__EXERCISE AIM__.
Retype the lines beneath this one, from the first through the line containing "(n1d) at ([yshift=-162pt]n1.base". Pictures are left out.

===== INFORMATION SHOWN =====

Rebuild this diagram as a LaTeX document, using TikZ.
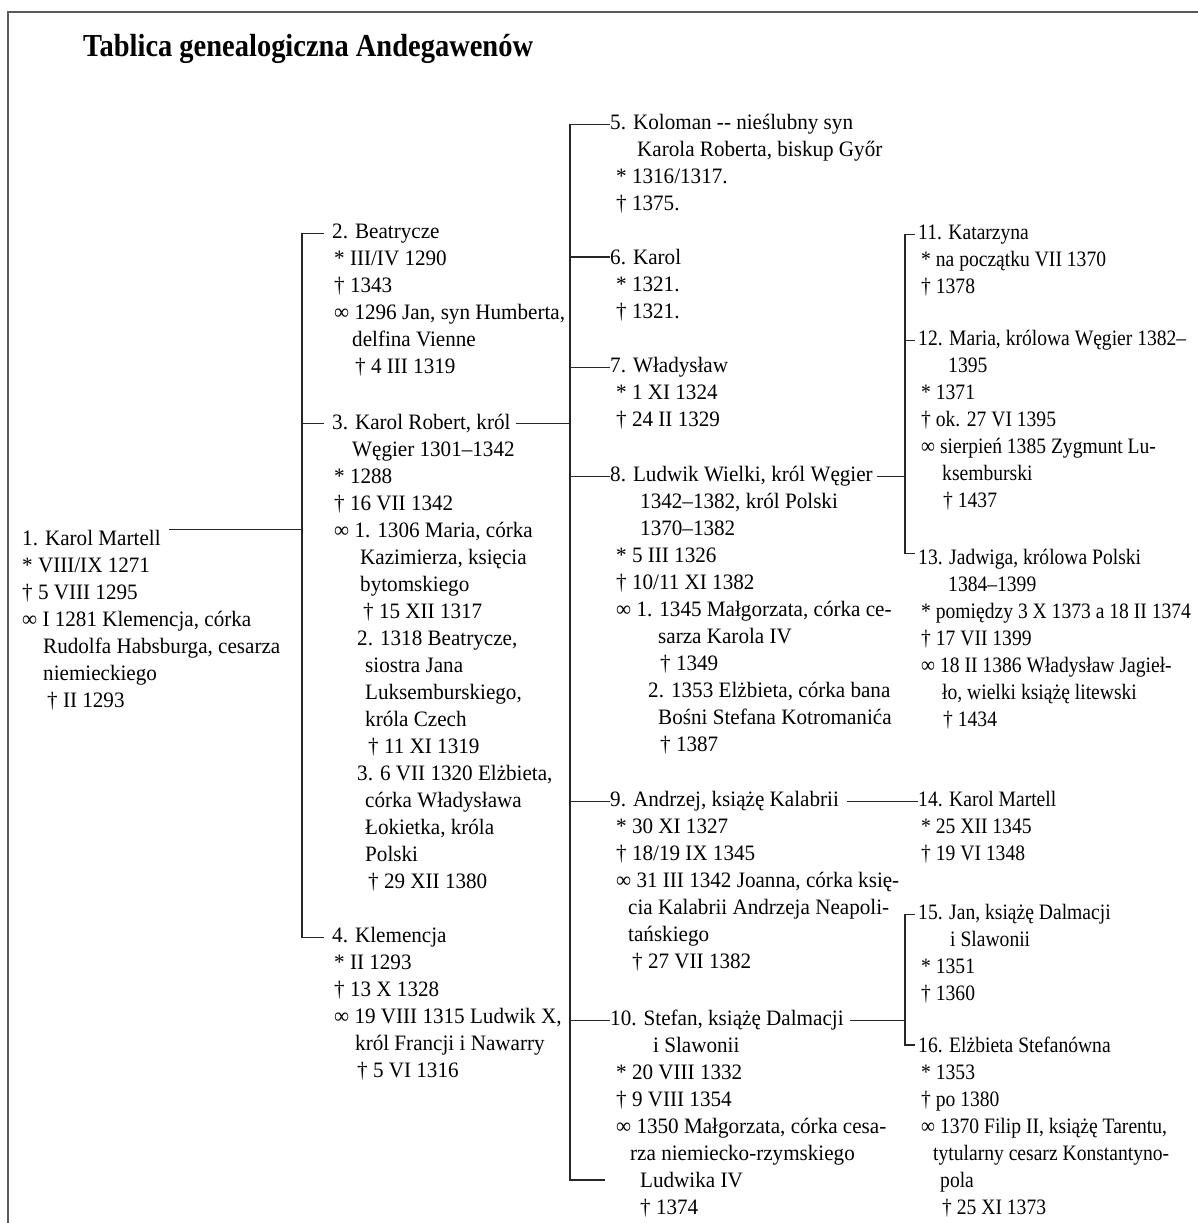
\documentclass[tikz,border=0pt]{standalone}
\usepackage{fontspec}
\setmainfont[FakeStretch=0.96]{Liberation Serif}
\newfontfamily\prawafont[FakeStretch=0.89]{Liberation Serif}
\newfontfamily\tytulfont[FakeStretch=0.89]{Liberation Serif}
\newcommand\osobafont{\fontsize{22}{27}\selectfont}

\begin{document}
\begin{tikzpicture}[x=1pt, y=-1pt,
    osoba/.style={anchor=base west, inner sep=0pt, font=\osobafont},
    dane/.style={osoba, align=left},
    prawa/.style={font=\osobafont\prawafont},
    linia/.style={line width=1.2pt, black!85}]

    \useasboundingbox (0,0) rectangle (1198,1223);
    \draw[line width=2pt, black!65] (8,1223) -- (8,12) -- (1198,12);

    \node[anchor=base west, inner sep=0pt, font=\fontsize{32}{36}\selectfont\tytulfont\bfseries] (tytul) at (83,57) {Tablica genealogiczna Andegawenów};

    \node[osoba] (n1) at (22,545) {1. Karol Martell};
    \node[dane] (n1d) at ([yshift=-162pt]n1.base west) {* VIII/IX 1271\\† 5 VIII 1295\\∞ I 1281 Klemencja, córka\\\hspace*{21pt}Rudolfa Habsburga, cesarza\\\hspace*{21pt}niemieckiego\\\hspace*{25pt}† II 1293};

    \node[osoba] (n2) at (332,238.5) {2. Beatrycze};
    \node[dane] (n2d) at ([xshift=2pt,yshift=-135pt]n2.base west) {* III/IV 1290\\† 1343\\∞ 1296 Jan, syn Humberta,\\\hspace*{18pt}delfina Vienne\\\hspace*{21pt}† 4 III 1319};
    \node[osoba] (n3) at (332,429.5) {3. Karol Robert, król};
    \node[dane] (n3d) at ([xshift=2pt,yshift=-459pt]n3.base west) {\hspace*{18pt}Węgier 1301–1342\\* 1288\\† 16 VII 1342\\∞ 1. 1306 Maria, córka\\\hspace*{26pt}Kazimierza, księcia\\\hspace*{26pt}bytomskiego\\\hspace*{29pt}† 15 XII 1317\\\hspace*{23pt}2. 1318 Beatrycze,\\\hspace*{31pt}siostra Jana\\\hspace*{31pt}Luksemburskiego,\\\hspace*{31pt}króla Czech\\\hspace*{34pt}† 11 XI 1319\\\hspace*{23pt}3. 6 VII 1320 Elżbieta,\\\hspace*{31pt}córka Władysława\\\hspace*{31pt}Łokietka, króla\\\hspace*{31pt}Polski\\\hspace*{34pt}† 29 XII 1380};
    \node[osoba] (n4) at (332,942.5) {4. Klemencja};
    \node[dane] (n4d) at ([xshift=2pt,yshift=-135pt]n4.base west) {* II 1293\\† 13 X 1328\\∞ 19 VIII 1315 Ludwik X,\\\hspace*{21pt}król Francji i Nawarry\\\hspace*{23pt}† 5 VI 1316};

    \node[osoba] (n5) at (610,129.5) {5. Koloman -{}- nieślubny syn};
    \node[dane] (n5d) at ([xshift=6pt,yshift=-81pt]n5.base west) {\hspace*{21pt}Karola Roberta, biskup Győr\\* 1316/1317.\\† 1375.};
    \node[osoba] (n6) at (610,264.5) {6. Karol};
    \node[dane] (n6d) at ([xshift=6pt,yshift=-54pt]n6.base west) {* 1321.\\† 1321.};
    \node[osoba] (n7) at (610,372.5) {7. Władysław};
    \node[dane] (n7d) at ([xshift=6pt,yshift=-54pt]n7.base west) {* 1 XI 1324\\† 24 II 1329};
    \node[osoba] (n8) at (610,481.5) {8. Ludwik Wielki, król Węgier};
    \node[dane] (n8d) at ([xshift=6pt,yshift=-270pt]n8.base west) {\hspace*{24pt}1342–1382, król Polski\\\hspace*{24pt}1370–1382\\* 5 III 1326\\† 10/11 XI 1382\\∞ 1. 1345 Małgorzata, córka ce-\\\hspace*{42pt}sarza Karola IV\\\hspace*{44pt}† 1349\\\hspace*{32pt}2. 1353 Elżbieta, córka bana\\\hspace*{42pt}Bośni Stefana Kotromanića\\\hspace*{44pt}† 1387};
    \node[osoba] (n9) at (610,806.5) {9. Andrzej, książę Kalabrii};
    \node[dane] (n9d) at ([xshift=6pt,yshift=-162pt]n9.base west) {* 30 XI 1327\\† 18/19 IX 1345\\∞ 31 III 1342 Joanna, córka księ-\\\hspace*{12pt}cia Kalabrii Andrzeja Neapoli-\\\hspace*{12pt}tańskiego\\\hspace*{16pt}† 27 VII 1382};
    \node[osoba] (n10) at (610,1025.5) {10. Stefan, książę Dalmacji};
    \node[dane] (n10d) at ([xshift=6pt,yshift=-189pt]n10.base west) {\hspace*{37pt}i Slawonii\\* 20 VIII 1332\\† 9 VIII 1354\\∞ 1350 Małgorzata, córka cesa-\\\hspace*{14pt}rza niemiecko-rzymskiego\\\hspace*{24pt}Ludwika IV\\\hspace*{24pt}† 1374};

    \node[osoba,prawa] (n11) at (918,239.5) {11. Katarzyna};
    \node[dane,prawa] (n11d) at ([xshift=3pt,yshift=-54pt]n11.base west) {* na początku VII 1370\\† 1378};
    \node[osoba,prawa] (n12) at (918,345.5) {12. Maria, królowa Węgier 1382–};
    \node[dane,prawa] (n12d) at ([xshift=3pt,yshift=-162pt]n12.base west) {\hspace*{27pt}1395\\* 1371\\† ok. 27 VI 1395\\∞ sierpień 1385 Zygmunt Lu-\\\hspace*{21pt}ksemburski\\\hspace*{22pt}† 1437};
    \node[osoba,prawa] (n13) at (918,564.5) {13. Jadwiga, królowa Polski};
    \node[dane,prawa] (n13d) at ([xshift=3pt,yshift=-162pt]n13.base west) {\hspace*{27pt}1384–1399\\* pomiędzy 3 X 1373 a 18 II 1374\\† 17 VII 1399\\∞ 18 II 1386 Władysław Jagieł-\\\hspace*{21pt}ło, wielki książę litewski\\\hspace*{22pt}† 1434};
    \node[osoba,prawa] (n14) at (918,806.5) {14. Karol Martell};
    \node[dane,prawa] (n14d) at ([xshift=3pt,yshift=-54pt]n14.base west) {* 25 XII 1345\\† 19 VI 1348};
    \node[osoba,prawa] (n15) at (918,919.5) {15. Jan, książę Dalmacji};
    \node[dane,prawa] (n15d) at ([xshift=3pt,yshift=-81pt]n15.base west) {\hspace*{29pt}i Slawonii\\* 1351\\† 1360};
    \node[osoba,prawa] (n16) at (918,1052.5) {16. Elżbieta Stefanówna};
    \node[dane,prawa] (n16d) at ([xshift=3pt,yshift=-162pt]n16.base west) {* 1353\\† po 1380\\∞ 1370 Filip II, książę Tarentu,\\\hspace*{12pt}tytularny cesarz Konstantyno-\\\hspace*{19pt}pola\\\hspace*{21pt}† 25 XI 1373};

    \coordinate (v1) at (302,0);
    \coordinate (v2) at (570,0);
    \coordinate (v3) at (905,0);
    \coordinate (koniec) at (605,1180);

    \draw[linia] ([xshift=8pt]n1.north east) -- (n1.north east -| v1);
    \draw[linia] ([xshift=-8pt]n2.west) -- (n2.west -| v1) -- (n4.west -| v1) -- ([xshift=-8pt]n4.west);
    \draw[linia] (n3.west -| v1) -- ([xshift=-8pt]n3.west);

    \draw[linia] ([xshift=5pt]n3.east) -- (n3.east -| v2);
    \draw[linia] (n5.west) -- (n5.west -| v2) -- (koniec -| v2) -- (koniec);
    \draw[linia] (n6.west -| v2) -- (n6.west);
    \draw[linia] (n7.west -| v2) -- (n7.west);
    \draw[linia] (n8.west -| v2) -- (n8.west);
    \draw[linia] (n9.west -| v2) -- (n9.west);
    \draw[linia] (n10.west -| v2) -- (n10.west);

    \draw[linia] ([xshift=4pt]n8.east) -- (n8.east -| v3);
    \draw[linia] ([xshift=-3pt]n11.west) -- (n11.west -| v3) -- ([yshift=6pt]n13.west -| v3) -- ([xshift=-3pt,yshift=6pt]n13.west);
    \draw[linia] (n12.west -| v3) -- ([xshift=-3pt]n12.west);

    \draw[linia] ([xshift=8pt]n9.east) -- (n9.east -| n14.west);
    \draw[linia] ([xshift=6pt]n10.east) -- (n10.east -| v3);
    \draw[linia] ([xshift=-3pt]n15.west) -- (n15.west -| v3) -- (n16.west -| v3) -- ([xshift=-3pt]n16.west);
  \end{tikzpicture}
\end{document}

=====

__CORRECT RESPONSE__.
Rebuild this diagram as a LaTeX document, using TikZ.
\documentclass[tikz,border=0pt]{standalone}
\usepackage{fontspec}
\setmainfont[FakeStretch=0.96]{Liberation Serif}
\newfontfamily\prawafont[FakeStretch=0.89]{Liberation Serif}
\newfontfamily\tytulfont[FakeStretch=0.89]{Liberation Serif}
\newcommand\osobafont{\fontsize{22}{27}\selectfont}

\begin{document}
\begin{tikzpicture}[x=1pt, y=-1pt,
    osoba/.style={anchor=base west, inner sep=0pt, font=\osobafont},
    dane/.style={osoba, align=left},
    prawa/.style={font=\osobafont\prawafont},
    linia/.style={line width=1.2pt, black!85}]

    \useasboundingbox (0,0) rectangle (1198,1223);
    \draw[line width=2pt, black!65] (8,1223) -- (8,12) -- (1198,12);

    \node[anchor=base west, inner sep=0pt, font=\fontsize{32}{36}\selectfont\tytulfont\bfseries] (tytul) at (83,57) {Tablica genealogiczna Andegawenów};

    \node[osoba] (n1) at (22,545) {1. Karol Martell};
    \node[dane] (n1d) at ([yshift=-162pt]n1.base west) {* VIII/IX 1271\\† 5 VIII 1295\\∞ I 1281 Klemencja, córka\\\hspace*{21pt}Rudolfa Habsburga, cesarza\\\hspace*{21pt}niemieckiego\\\hspace*{25pt}† II 1293};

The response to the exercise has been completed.